As of Dec. 4, 60 persons had been infected with bacteria with that genetic fingerprint in 10 states including 37 in Missouri, nine in Illinois, three in Kansas and in Minnesota, two in Indiana and one in Arizona, Arkansas, Georgia, Kentucky and Nebraska.
The CDC report says the infections occurred between Oct. 10 and Nov. 4, 2011. The ill people ranged in age from 1 to 94 years old. The median age was 29 and 63 percent were female.
At least 30 of those infected required hospitalization. Two developed the kidney-damaging hemolytic uremic syndrome (HUS). No deaths were reported.
CDC says it might not be including illnesses that have occurred since Nov. 22 because of the time lag in reporting.
It was widely reported that the popular St. Louis grocery store chain Schnucks was at the center of the investigation, and items from its salad bars were collected and tested. However, the CDC report refers to the retailer only as "Chain A."

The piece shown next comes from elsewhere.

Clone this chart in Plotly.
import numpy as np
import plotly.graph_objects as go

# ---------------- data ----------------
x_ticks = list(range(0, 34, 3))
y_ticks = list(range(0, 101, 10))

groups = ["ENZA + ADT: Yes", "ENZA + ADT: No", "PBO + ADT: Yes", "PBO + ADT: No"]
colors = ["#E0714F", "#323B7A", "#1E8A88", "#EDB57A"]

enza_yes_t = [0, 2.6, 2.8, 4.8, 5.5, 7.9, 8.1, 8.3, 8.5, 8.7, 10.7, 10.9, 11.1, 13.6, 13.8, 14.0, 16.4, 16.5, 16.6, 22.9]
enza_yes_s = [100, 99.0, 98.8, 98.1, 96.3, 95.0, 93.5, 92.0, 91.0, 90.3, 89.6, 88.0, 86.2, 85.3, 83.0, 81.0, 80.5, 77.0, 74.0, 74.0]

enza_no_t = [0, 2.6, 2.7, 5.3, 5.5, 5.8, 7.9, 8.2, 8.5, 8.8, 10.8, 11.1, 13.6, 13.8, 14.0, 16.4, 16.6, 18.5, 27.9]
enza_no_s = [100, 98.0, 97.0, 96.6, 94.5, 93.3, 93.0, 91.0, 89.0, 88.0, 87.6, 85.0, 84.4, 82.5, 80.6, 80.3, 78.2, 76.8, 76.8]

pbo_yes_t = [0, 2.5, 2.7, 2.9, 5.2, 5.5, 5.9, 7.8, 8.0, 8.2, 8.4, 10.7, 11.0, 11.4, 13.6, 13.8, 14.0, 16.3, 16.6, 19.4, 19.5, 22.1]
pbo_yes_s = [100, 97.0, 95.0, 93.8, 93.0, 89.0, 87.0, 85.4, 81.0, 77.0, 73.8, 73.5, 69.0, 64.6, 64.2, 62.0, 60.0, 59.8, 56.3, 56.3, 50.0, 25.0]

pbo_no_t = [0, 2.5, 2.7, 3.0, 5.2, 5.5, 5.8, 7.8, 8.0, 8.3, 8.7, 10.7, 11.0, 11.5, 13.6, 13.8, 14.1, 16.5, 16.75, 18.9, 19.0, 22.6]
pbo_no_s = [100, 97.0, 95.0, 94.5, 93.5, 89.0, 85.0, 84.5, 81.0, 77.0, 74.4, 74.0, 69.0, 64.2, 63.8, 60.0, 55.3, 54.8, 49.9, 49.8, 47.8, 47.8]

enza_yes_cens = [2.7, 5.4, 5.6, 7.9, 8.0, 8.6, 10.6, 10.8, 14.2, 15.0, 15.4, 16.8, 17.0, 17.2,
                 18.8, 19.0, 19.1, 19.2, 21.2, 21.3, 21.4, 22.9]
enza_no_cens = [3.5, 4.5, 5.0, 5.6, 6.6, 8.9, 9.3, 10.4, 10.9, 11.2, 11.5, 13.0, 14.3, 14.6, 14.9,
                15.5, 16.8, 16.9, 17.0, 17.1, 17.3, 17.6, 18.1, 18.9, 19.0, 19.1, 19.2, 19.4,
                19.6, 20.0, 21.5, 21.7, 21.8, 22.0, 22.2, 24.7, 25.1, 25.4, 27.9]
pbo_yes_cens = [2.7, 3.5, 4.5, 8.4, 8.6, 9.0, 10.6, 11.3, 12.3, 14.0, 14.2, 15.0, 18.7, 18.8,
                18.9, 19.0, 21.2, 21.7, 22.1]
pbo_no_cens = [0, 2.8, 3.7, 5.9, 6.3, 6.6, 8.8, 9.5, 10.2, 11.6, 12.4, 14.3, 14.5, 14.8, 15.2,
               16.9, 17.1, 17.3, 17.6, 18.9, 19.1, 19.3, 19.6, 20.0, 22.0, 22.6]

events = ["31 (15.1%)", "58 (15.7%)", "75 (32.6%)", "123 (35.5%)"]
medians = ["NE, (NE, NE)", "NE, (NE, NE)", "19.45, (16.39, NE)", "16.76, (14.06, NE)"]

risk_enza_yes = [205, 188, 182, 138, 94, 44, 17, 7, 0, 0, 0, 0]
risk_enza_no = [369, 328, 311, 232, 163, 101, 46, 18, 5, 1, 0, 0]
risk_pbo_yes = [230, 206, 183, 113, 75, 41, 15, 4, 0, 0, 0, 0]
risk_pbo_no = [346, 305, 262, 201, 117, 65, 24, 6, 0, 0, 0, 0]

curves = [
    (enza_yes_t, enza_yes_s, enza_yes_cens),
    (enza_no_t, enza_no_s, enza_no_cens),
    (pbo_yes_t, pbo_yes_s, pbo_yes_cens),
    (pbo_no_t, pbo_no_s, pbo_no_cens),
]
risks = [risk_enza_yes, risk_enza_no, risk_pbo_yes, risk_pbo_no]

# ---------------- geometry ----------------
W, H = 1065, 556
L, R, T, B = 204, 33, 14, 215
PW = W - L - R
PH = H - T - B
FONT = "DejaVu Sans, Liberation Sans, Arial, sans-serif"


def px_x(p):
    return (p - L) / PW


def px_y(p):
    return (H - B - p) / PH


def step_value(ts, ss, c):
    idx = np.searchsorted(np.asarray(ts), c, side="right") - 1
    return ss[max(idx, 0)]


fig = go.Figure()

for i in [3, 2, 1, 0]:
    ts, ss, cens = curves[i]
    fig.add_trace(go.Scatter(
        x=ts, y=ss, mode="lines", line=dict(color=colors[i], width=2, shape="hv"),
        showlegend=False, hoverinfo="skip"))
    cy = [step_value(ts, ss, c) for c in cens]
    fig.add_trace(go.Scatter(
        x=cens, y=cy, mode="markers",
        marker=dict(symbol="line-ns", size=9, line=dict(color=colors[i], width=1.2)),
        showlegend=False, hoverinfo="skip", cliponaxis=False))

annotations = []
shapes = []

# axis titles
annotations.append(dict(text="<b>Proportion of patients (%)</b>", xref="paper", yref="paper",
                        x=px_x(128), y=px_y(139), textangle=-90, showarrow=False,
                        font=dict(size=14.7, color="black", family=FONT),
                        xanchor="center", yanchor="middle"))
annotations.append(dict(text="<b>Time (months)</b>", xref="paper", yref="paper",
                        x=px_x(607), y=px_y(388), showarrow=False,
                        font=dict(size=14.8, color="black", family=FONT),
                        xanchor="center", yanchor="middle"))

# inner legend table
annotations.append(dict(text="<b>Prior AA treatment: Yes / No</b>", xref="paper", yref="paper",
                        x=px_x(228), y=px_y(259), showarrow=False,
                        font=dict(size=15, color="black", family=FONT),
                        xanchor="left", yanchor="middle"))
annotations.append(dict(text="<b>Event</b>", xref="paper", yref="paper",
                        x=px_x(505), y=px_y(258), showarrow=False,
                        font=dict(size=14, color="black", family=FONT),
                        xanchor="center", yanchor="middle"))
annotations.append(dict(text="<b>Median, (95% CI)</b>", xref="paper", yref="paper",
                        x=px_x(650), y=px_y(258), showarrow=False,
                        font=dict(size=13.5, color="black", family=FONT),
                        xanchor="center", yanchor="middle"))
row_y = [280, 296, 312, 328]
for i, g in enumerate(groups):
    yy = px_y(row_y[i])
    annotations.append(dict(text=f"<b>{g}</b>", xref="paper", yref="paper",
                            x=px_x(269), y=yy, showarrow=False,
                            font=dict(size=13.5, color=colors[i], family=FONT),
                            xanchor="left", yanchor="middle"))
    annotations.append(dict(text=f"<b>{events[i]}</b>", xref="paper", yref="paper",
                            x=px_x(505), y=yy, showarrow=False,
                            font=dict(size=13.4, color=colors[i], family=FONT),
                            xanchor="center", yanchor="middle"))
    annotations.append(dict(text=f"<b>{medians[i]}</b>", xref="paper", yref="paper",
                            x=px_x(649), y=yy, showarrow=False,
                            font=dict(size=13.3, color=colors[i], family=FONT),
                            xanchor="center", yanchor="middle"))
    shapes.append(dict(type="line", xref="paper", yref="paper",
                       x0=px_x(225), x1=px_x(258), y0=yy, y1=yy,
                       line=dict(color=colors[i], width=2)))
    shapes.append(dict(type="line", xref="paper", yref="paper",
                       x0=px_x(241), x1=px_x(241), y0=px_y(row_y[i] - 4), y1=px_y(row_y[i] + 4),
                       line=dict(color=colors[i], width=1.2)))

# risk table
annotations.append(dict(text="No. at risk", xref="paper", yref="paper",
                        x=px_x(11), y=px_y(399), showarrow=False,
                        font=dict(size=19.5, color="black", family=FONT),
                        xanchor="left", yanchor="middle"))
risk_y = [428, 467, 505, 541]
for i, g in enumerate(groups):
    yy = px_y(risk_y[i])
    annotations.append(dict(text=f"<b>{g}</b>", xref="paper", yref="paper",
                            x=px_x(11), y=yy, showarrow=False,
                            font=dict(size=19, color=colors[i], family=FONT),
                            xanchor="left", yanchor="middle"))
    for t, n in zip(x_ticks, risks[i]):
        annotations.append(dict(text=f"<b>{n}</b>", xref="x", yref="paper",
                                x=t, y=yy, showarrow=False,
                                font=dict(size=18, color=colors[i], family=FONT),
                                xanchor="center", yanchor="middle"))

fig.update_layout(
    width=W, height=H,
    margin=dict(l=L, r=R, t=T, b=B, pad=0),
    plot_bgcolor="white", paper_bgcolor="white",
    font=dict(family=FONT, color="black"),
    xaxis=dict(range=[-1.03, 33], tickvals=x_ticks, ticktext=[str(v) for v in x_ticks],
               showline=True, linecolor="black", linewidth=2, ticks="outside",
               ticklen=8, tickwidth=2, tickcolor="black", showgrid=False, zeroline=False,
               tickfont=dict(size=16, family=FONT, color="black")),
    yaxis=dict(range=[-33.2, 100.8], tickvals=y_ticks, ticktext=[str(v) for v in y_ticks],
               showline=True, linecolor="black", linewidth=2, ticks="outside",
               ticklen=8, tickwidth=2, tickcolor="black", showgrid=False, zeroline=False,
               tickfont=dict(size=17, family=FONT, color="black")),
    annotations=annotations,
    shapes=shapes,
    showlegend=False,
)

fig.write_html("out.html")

"During October 10 to November 4, 2011, public health officials in several states and CDC conducted an epidemiologic study by comparing foods eaten by 22 ill and 82 well persons, including 45 well persons who shopped at grocery store Chain A during the week of October 17, 2011," says the report.

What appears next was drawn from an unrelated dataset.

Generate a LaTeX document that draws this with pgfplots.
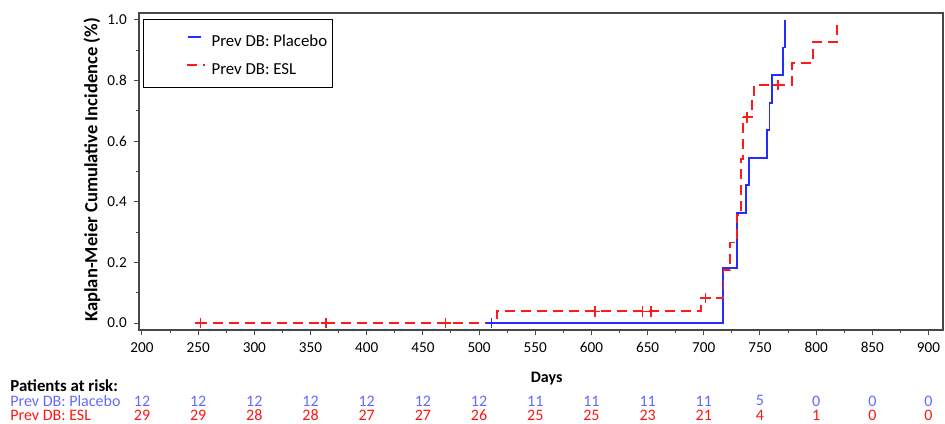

"Ill persons (85 percent) were significantly more likely than well persons (46 percent) to report eating romaine lettuce in the week before illness. Ill persons (86 percent) were also significantly more likely than well persons (55 percent) to report shopping at grocery store Chain A."
The report continued: "Among ill and well persons who shopped at grocery store Chain A, ill persons (89 percent) were significantly more likely than well persons (9 percent) to report eating a salad from the salad bar at grocery store Chain A."
Although several different types of lettuce were offered on the salad bar, "of 18 ill persons who reported the type of lettuce eaten, 94 percent reported eating romaine lettuce. No other type of lettuce or other item offered on the salad bar was reported to be eaten by more than 55 percent of ill persons."
The grocery chain fully cooperated with the investigation, the CDC noted, and voluntarily removed suspected food items from all its salad bars on Oct, 26, 2011.
Romaine lettuce served at the grocery chain's salad bars had come from a single lettuce processing facility via a single distributor, who the CDC did not identify. Investigators then tried to determine if the same lettuce had gone to university campuses in Minnesota and Missouri, where there were outbreak patients.
While they found that the lettuce went to the Minnesota campus, records were inadequate to show whether romaine from the same lot was sent to the Missouri campus.
According to Donnelly, the investigation fell apart because of poor record keeping by the California grower. And by the time investigators could conduct a preliminary inspection at the California farm, the romaine lettuce harvest was over and production there had ceased.
"The practice of holding back names of distributors and producers is not altogether uncommon, but nonetheless troubling," said food safety attorney Bill Marler, the publisher of Food Safety News.
Marler called on Schnucks to do two things -- "release the names of both the farm and distributor and make sure the medical bills of their customers are covered."